[Given material]
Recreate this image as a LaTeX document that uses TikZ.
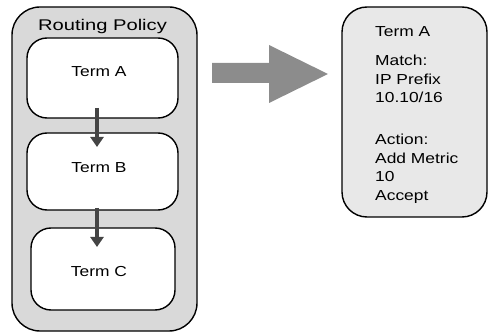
\documentclass[tikz,border=0pt]{standalone}
\usepackage{fontspec}
\setmainfont{Liberation Sans}
\usetikzlibrary{arrows.meta}
\definecolor{policyfill}{HTML}{D9D9D9}
\definecolor{detailfill}{HTML}{E8E8E8}
\definecolor{flowarrow}{HTML}{444444}
\definecolor{bigarrow}{HTML}{8C8C8C}
\newcommand{\wtext}[2][1.2]{\scalebox{#1}[1]{#2}}
\begin{document}
\begin{tikzpicture}[x=1pt,y=-1pt,
  boxline/.style={draw=black,line width=1.4pt},
  policybox/.style={boxline,fill=policyfill,rounded corners=28pt},
  termbox/.style={boxline,fill=white,rounded corners=20pt},
  detailbox/.style={boxline,fill=detailfill,rounded corners=25pt},
  label/.style={font=\fontsize{14.5}{18.6}\selectfont,inner sep=0pt},
  flow/.style={draw=flowarrow,line width=4.3pt,-{Triangle[length=10pt,width=13pt]}},
]
\useasboundingbox (0,0) rectangle (488,334);

% routing policy container and its terms
\path[policybox] (12,7) rectangle (197,331);
\node[label,font=\fontsize{15.5}{18.5}\selectfont,anchor=base] (title) at (102.5,31) {\wtext[1.3]{Routing Policy}};
\path[termbox] (27,38) rectangle (178,118);
\path[termbox] (27,133) rectangle (178,210);
\path[termbox] (31,228) rectangle (175,310);
\node[label] (ta) at (99,72) {\wtext{Term A}};
\node[label] (tb) at (99,168) {\wtext{Term B}};
\node[label] (tc) at (99,272) {\wtext{Term C}};
\coordinate (a1) at (97,108);
\coordinate (b0) at (97,147);
\coordinate (b1) at (97,208);
\coordinate (c0) at (97,247);
\draw[flow] (a1) -- (b0);
\draw[flow] (b1) -- (c0);

% block arrow
\fill[bigarrow] (212,63) -- (269,63) -- (269,45) -- (328,74) -- (269,103) -- (269,83) -- (212,83) -- cycle;

% term detail
\path[detailbox] (342,7) rectangle (487,217);
\node[label,anchor=north west,align=left] (detail) at (375,26.6)
  {\wtext{Term A}\\[10.4pt]
   \wtext{Match:}\\ \wtext{IP Prefix}\\ \wtext{10.10/16}\\[23.2pt]
   \wtext{Action:}\\ \wtext{Add Metric}\\ \wtext{10}\\ \wtext{Accept}};
\end{tikzpicture}
\end{document}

[Task description] Without including any pictures, print all of the material exactly as given.

[Expected output]
Recreate this image as a LaTeX document that uses TikZ.
\documentclass[tikz,border=0pt]{standalone}
\usepackage{fontspec}
\setmainfont{Liberation Sans}
\usetikzlibrary{arrows.meta}
\definecolor{policyfill}{HTML}{D9D9D9}
\definecolor{detailfill}{HTML}{E8E8E8}
\definecolor{flowarrow}{HTML}{444444}
\definecolor{bigarrow}{HTML}{8C8C8C}
\newcommand{\wtext}[2][1.2]{\scalebox{#1}[1]{#2}}
\begin{document}
\begin{tikzpicture}[x=1pt,y=-1pt,
  boxline/.style={draw=black,line width=1.4pt},
  policybox/.style={boxline,fill=policyfill,rounded corners=28pt},
  termbox/.style={boxline,fill=white,rounded corners=20pt},
  detailbox/.style={boxline,fill=detailfill,rounded corners=25pt},
  label/.style={font=\fontsize{14.5}{18.6}\selectfont,inner sep=0pt},
  flow/.style={draw=flowarrow,line width=4.3pt,-{Triangle[length=10pt,width=13pt]}},
]
\useasboundingbox (0,0) rectangle (488,334);

% routing policy container and its terms
\path[policybox] (12,7) rectangle (197,331);
\node[label,font=\fontsize{15.5}{18.5}\selectfont,anchor=base] (title) at (102.5,31) {\wtext[1.3]{Routing Policy}};
\path[termbox] (27,38) rectangle (178,118);
\path[termbox] (27,133) rectangle (178,210);
\path[termbox] (31,228) rectangle (175,310);
\node[label] (ta) at (99,72) {\wtext{Term A}};
\node[label] (tb) at (99,168) {\wtext{Term B}};
\node[label] (tc) at (99,272) {\wtext{Term C}};
\coordinate (a1) at (97,108);
\coordinate (b0) at (97,147);
\coordinate (b1) at (97,208);
\coordinate (c0) at (97,247);
\draw[flow] (a1) -- (b0);
\draw[flow] (b1) -- (c0);

% block arrow
\fill[bigarrow] (212,63) -- (269,63) -- (269,45) -- (328,74) -- (269,103) -- (269,83) -- (212,83) -- cycle;

% term detail
\path[detailbox] (342,7) rectangle (487,217);
\node[label,anchor=north west,align=left] (detail) at (375,26.6)
  {\wtext{Term A}\\[10.4pt]
   \wtext{Match:}\\ \wtext{IP Prefix}\\ \wtext{10.10/16}\\[23.2pt]
   \wtext{Action:}\\ \wtext{Add Metric}\\ \wtext{10}\\ \wtext{Accept}};
\end{tikzpicture}
\end{document}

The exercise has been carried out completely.